= Oak Park Regional Housing Center =

Apartment-rental agency in Oak Park, Illinois, USA

The Oak Park Regional Housing Center (OPRHC) is a non-profit located within the village of Oak Park, Illinois. The Housing Center provides direct services in Oak Park and surrounding communities throughout Chicago and western Cook County.

== Mission==
Since 1972, OPRHC has worked to sustain racial integration and affirmatively further fair housing in Oak Park and the surrounding communities. The Housing Center strives to reconnect neighborhoods by ensuring access to quality housing, regardless of race, gender, religious views, sexual orientation, familial status, or disability.

==History==
In 1963, citizen groups began to lobby for an open housing legislation. From this, in 1968, the Village of Oak Park adopted the Fair Housing Ordinance. In the early 1970s, African American families began to integrate into Oak Park. Many faced discrimination in neighboring communities so in 1972, Roberta "Bobbie" Raymond opened the Oak Park Housing Center to ensure equal access to housing. The idea for the Housing Center came from her master’s thesis. The Housing Center initially launched with a staff of twenty and approximately twelve relators willing to show their clients housing in Oak Park. Since then the Oak Park Housing Center became the Oak Park Regional Housing Center to highlight the mission to integrate not only Oak Park, but also to encourage fair housing throughout the entire region. The center has been featured by the American Planning Association for being the third best neighborhood in the US, the hit television show The View for being named one of the top five sexiest suburbs in the United States, Travel and Leisure magazine named Oak Park one of the most beautiful neighborhoods, and Chicago Magazine votes Oak Park one of the twenty best towns and neighborhoods in Chicago and the suburbs.

==Oak Parker==
The Oak Parker Magazine is the distinctive voice on the history, culture, and diverse lifestyles that shape the Oak Park community. This magazine has been published by the Oak park Regional Housing Center since 2011. In addition to the print version of the magazine, theoakparker.com is a regularly updated source for events and topics including home decor, finance, health, food & culture, and monthly features of local businesses.

==Rental advising==
Oak Park’s housing market is 40% rental and over one-third of renters move every year. Every day, the Oak Park Regional Housing Center helps prospective renters make affirmative moves by encouraging clients to consider moves that will sustain or improve Oak Park’s integration. Despite the numerous obstacles for sustaining racial integration, 800 of their clients made affirmative moves in 2011, 575 of the moves were in Oak Park. That is a 67% affirmative rate for Oak Park, 20 percentage points higher than moves to Oak Park that are without the Oak Park Regional Housing Center. Their numbers continue to grow year after year. In 2010, 700 renters came the OPRHC in search of housing and by 2011, this number grew to 869.

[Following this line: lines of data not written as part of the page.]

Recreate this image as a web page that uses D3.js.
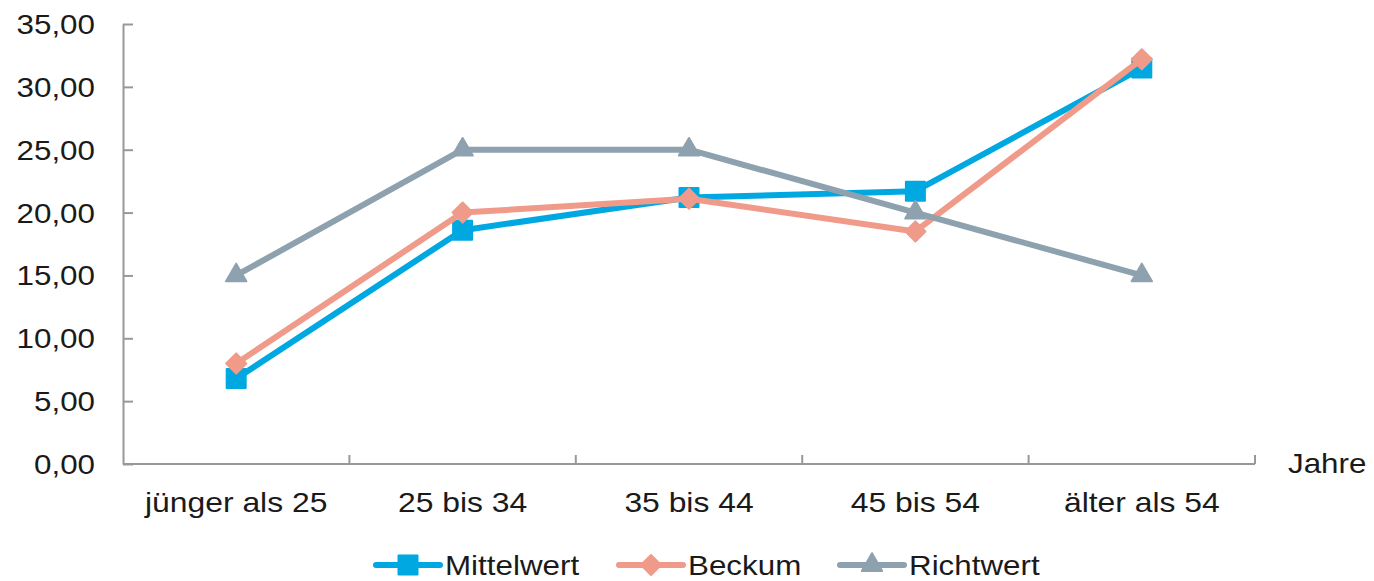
<!DOCTYPE html>
<html>
<head>
<meta charset="utf-8">
<script src="https://cdn.jsdelivr.net/npm/d3@7"></script>
<style>
  body { margin: 0; background: #fff; }
  text { font-family: "Liberation Sans", Arial, sans-serif; fill: #1a1a1a; }
</style>
</head>
<body>
<div id="chart"></div>
<script>
// data
var categories = ["jünger als 25", "25 bis 34", "35 bis 44", "45 bis 54", "älter als 54"];
var mittelwert = [6.8, 18.6, 21.2, 21.7, 31.5];
var beckum = [8.0, 20.0, 21.1, 18.5, 32.2];
var richtwert = [15, 25, 25, 20, 15];
var yTicks = [0, 5, 10, 15, 20, 25, 30, 35];

var width = 1374, height = 581;
var margin = { top: 24, right: 119, bottom: 117, left: 123 };
var innerW = width - margin.left - margin.right;
var innerH = height - margin.top - margin.bottom;
var axisColor = "#989898";

var svg = d3.select("#chart").append("svg")
  .attr("width", width)
  .attr("height", height);

var g = svg.append("g")
  .attr("transform", `translate(${margin.left}, ${margin.top})`);

var x = d3.scaleBand().domain(categories).range([0, innerW]);
var y = d3.scaleLinear().domain([0, 35]).range([innerH, 0]);

var fmt = d => d3.format(".2f")(d).replace(".", ",");

// the source text is a little stretched sideways
function addText(parent, tx, ty, str, size, anchor, sx) {
  return parent.append("text")
    .attr("transform", `translate(${tx}, ${ty}) scale(${sx || 1.12}, 1)`)
    .attr("text-anchor", anchor || "start")
    .style("font-size", size + "px")
    .text(str);
}

// y axis, ticks pointing inward
var leftAxis = d3.axisLeft(y).tickValues(yTicks).tickSizeInner(-10).tickSizeOuter(0).tickFormat("");
var yAxisG = g.append("g").call(leftAxis);
yAxisG.select(".domain").attr("stroke", axisColor).attr("stroke-width", 2);
yAxisG.selectAll(".tick line").attr("stroke", axisColor).attr("stroke-width", 2);
yTicks.forEach(function(t) {
  addText(g, -28, y(t) + 10, fmt(t), 28, "end");
});

// x axis, boundary ticks pointing up
var xAxisG = g.append("g").attr("transform", `translate(0, ${innerH})`);
xAxisG.append("line").attr("x1", 0).attr("x2", innerW).attr("y1", 0).attr("y2", 0)
  .attr("stroke", axisColor).attr("stroke-width", 2);
xAxisG.selectAll(".btick").data(categories).enter().append("line")
  .attr("x1", d => x(d) + x.bandwidth()).attr("x2", d => x(d) + x.bandwidth())
  .attr("y1", 0).attr("y2", -9)
  .attr("stroke", axisColor).attr("stroke-width", 2);
categories.forEach(function(c) {
  addText(xAxisG, x(c) + x.bandwidth() / 2, 48, c, 27, "middle", 1.18);
});

addText(g, innerW + 33, innerH + 9, "Jahre", 28, "start");

var diamond = {
  draw: function(ctx, size) {
    var r = Math.sqrt(size / 2);
    ctx.moveTo(0, -r); ctx.lineTo(r, 0); ctx.lineTo(0, r); ctx.lineTo(-r, 0); ctx.closePath();
  }
};

var series = [
  { name: "Mittelwert", values: mittelwert, color: "#00a8e1", symbol: d3.symbolSquare, size: 361 },
  { name: "Beckum", values: beckum, color: "#f09b8a", symbol: diamond, size: 200 },
  { name: "Richtwert", values: richtwert, color: "#8ea1ae", symbol: d3.symbolTriangle, size: 180 }
];

var line = d3.line()
  .x((d, i) => x(categories[i]) + x.bandwidth() / 2)
  .y(d => y(d));

series.forEach(function(s) {
  g.append("path")
    .datum(s.values)
    .attr("fill", "none")
    .attr("stroke", s.color)
    .attr("stroke-width", 6)
    .attr("stroke-linejoin", "round")
    .attr("d", line);
  g.selectAll(null).data(s.values).enter().append("path")
    .attr("d", d3.symbol().type(s.symbol).size(s.size))
    .attr("transform", (d, i) => `translate(${x(categories[i]) + x.bandwidth() / 2}, ${y(d)})`)
    .attr("fill", s.color)
    .attr("stroke", s.color)
    .attr("stroke-width", 2)
    .attr("stroke-linejoin", "round");
});

// legend
var legendX = [376, 619, 840];
var legendY = 565;
series.forEach(function(s, i) {
  var lg = svg.append("g").attr("transform", `translate(${legendX[i]}, ${legendY})`);
  lg.append("line").attr("x1", 0).attr("x2", 64).attr("y1", 0).attr("y2", 0)
    .attr("stroke", s.color).attr("stroke-width", 6).attr("stroke-linecap", "round");
  lg.append("path")
    .attr("d", d3.symbol().type(s.symbol).size(s.size))
    .attr("transform", "translate(32, 0)")
    .attr("fill", s.color)
    .attr("stroke", s.color)
    .attr("stroke-width", 2)
    .attr("stroke-linejoin", "round");
  addText(lg, 69, 10, s.name, 28, "start");
});
</script>
</body>
</html>
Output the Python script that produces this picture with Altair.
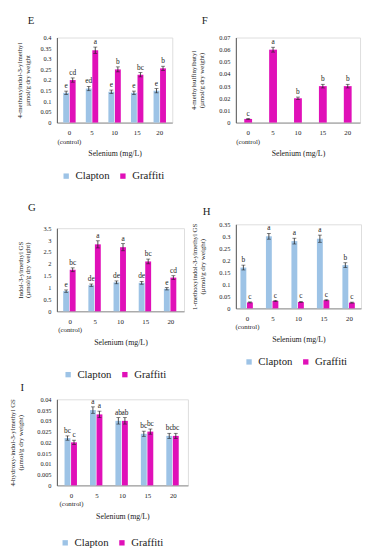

==Fair housing advocacy and policy==
The Oak Park Regional Housing Center provides leadership and partners with organizations and jurisdictions at the local, state, and national level. They promote equitable public policy by consulting with the agencies at the federal, state, and local level. In addition, they are large supporters of local policy and encourage inter-jurisdictional collaboration in order to ensure that the integration in Oak Park spreads throughout the region.

==Landlord technical assistance==
The Housing Center offers technical assistance to local landlords. Training includes screening consistency, pre-lease agreements, proper notices, compliance with landlord/tenant and fair-housing laws, unit standards, and property management. The Technical Assistance program also previews apartments and connects landlords with grant dollars and loans to improve the quality of the units and overall building. This department also markets apartment listings to perspective residents and educates clients to ensure that the apartment listings they receive fit their preferences and budget.

==West Cook Homeownership Center==
The West Cook Homeownership Center works to ensure that people of all races and incomes have access to homeownership. Programs include financial fitness, downpayment assistance, employer-assisted housing, and first-time homebuyer seminars. The West Cook Homeownership Center is also a part of the Neighborhood Stabilization Program, allowing the agency to rehab and market homes within communities of West Suburban Cook County.

==Community engagement==
The Housing Center recognizes that fair housing connects to all other facets of society. Therefore, the Housing Center works closely with the Village of Oak Park and numerous local agencies to promote sustainable and racially integrated community initiatives. In 2012, the Oak Park Regional Housing Center launched the Young Integration Leaders Alliance (YILA) in partnership with Oak Park River Forest High School and the Minority Student Achievement Network. The alliance is a hands-on, discussion based education program offered to high school students that ends with a summer internship. The group focuses on racial integration and provide opportunities for leadership within the high school and larger community.